Our esteemed panel moderator, Bob Wolven, Associate University Librarian for Bibliographic Services and Collection Development, Columbia University Libraries, took over at that point. He directed questions at our panel which included Larry Gall from the Peabody, Pam Patterson from ITG, Ken Hamma Consultant to YCBA and ODAI, and Matthew Beacom from the Beinecke.
Some of the more compelling issues that were explored by the panel and the community:
- Socially generated metadata and crowdsourcing
- Shifts in the field– movement away from how we describe the object and toward how we use the object
- Exploration of some practical tools and practices for applying metadata in a teaching and learning environment
- Value of metadata in relation to time. How to determine what is a sufficient amount of metadata.

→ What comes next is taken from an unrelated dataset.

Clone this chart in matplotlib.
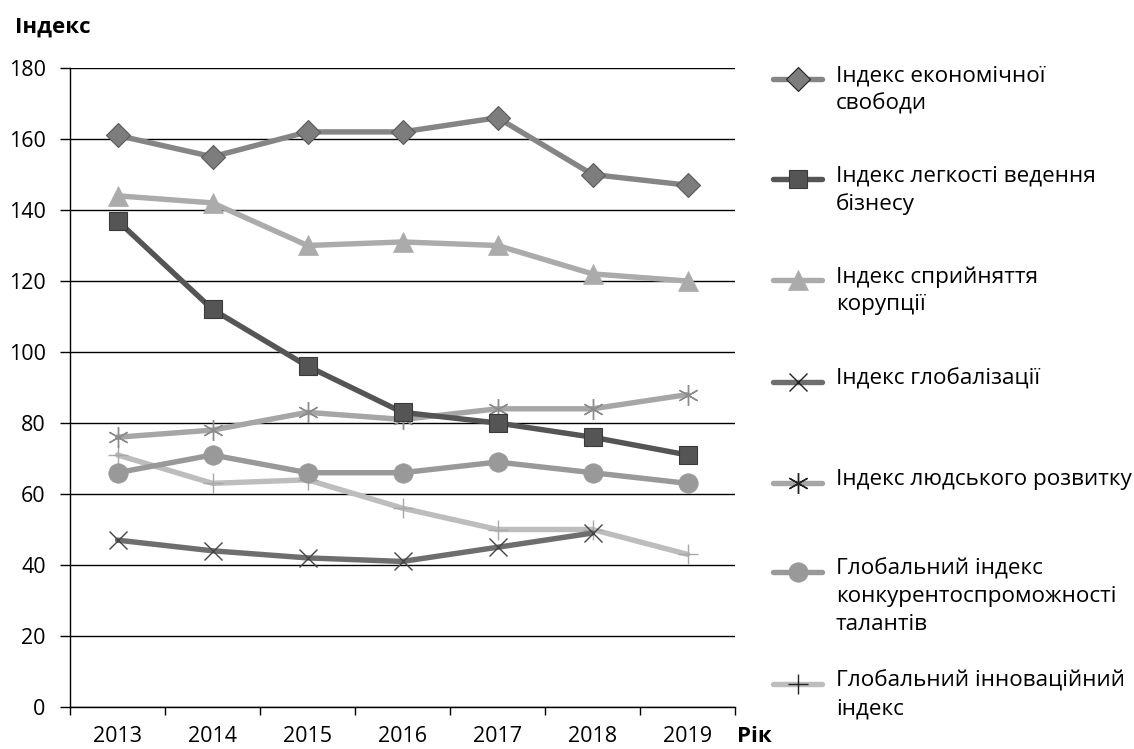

The community discussion brought up the issues that inspired us to hold this Forum in the first place– to explore the larger impact of the work we do and the investment we make in metadata. Understanding and adopting shared practices controls costs while providing the best user experience possible. Appropriately applied metadata ensures broad-based consumption and longterm access to Yale’s digital resources.
Metadata is a complex and rapidly evolving topic, so we didn’t conclude with any rock-solid answers, but the community did raise a lot of thought-provoking questions. In reality, a bit of mystery still remains, and so we have some good material for future Forums.
Many thanks to all of our presenters and panelists! Please add your comments, thoughts and questions to the blog.
Have a great week. See you soon.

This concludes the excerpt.